Mind you, my English friend who lives in San Francisco was on the email the other night after a recent trip back to England: "BUT where did the pub go? They have all become restaurants. All over. Where is the ploughmans and the fish and chips? It's all pork tenderloins in a fig and port wine reduction. IT'S A PUB FOR CHRIST'S SAKE??? What is happening to England?"

So I guess food-wise we have progressed beyond Fanny and her exposition de mer and her aged mash. But my mate has a point, and this is coming from someone who lives in California where it takes the waiters quarter of an hour to explain how chef thought up today's specials on a Buddhist retreat in the Napa Valley, and where your aged mash - or potato ancien I should say - would be served on a duvet of wilted lettuce with a saki and juniper gravy.
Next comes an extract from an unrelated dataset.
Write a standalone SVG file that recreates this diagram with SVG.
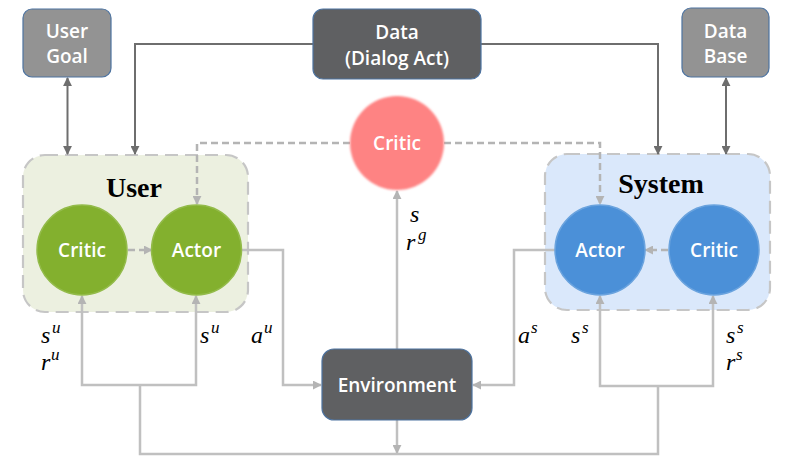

Talking of food (and I know this is a weak link), I had lunch with a friend of mine yesterday who is on the board of the London Zoological Society. I asked her about her thoughts on fruit bats and another friend's recent accusation of me being an unreliable animal witness with my description of them. She assures me that fruit bats are as I described them - vast, snouty, vampire-like, almost wolves with wings. She even suggested that these beasts may well not eat fruit at all, but were given their benign name because the horrific truth about their diet is too frightening to contemplate, and that Small Oxen Bat or Sheep Bat would have villagers out with their rakes and muskets seeking to cull this monster of the skies.

So, English food is...what it is, but I have an (unofficial) endorsement from the Zoological Society as a reliable animal witness. I'll put in on my CV. (And there was me complaining about bloggers' self-validation the other day.)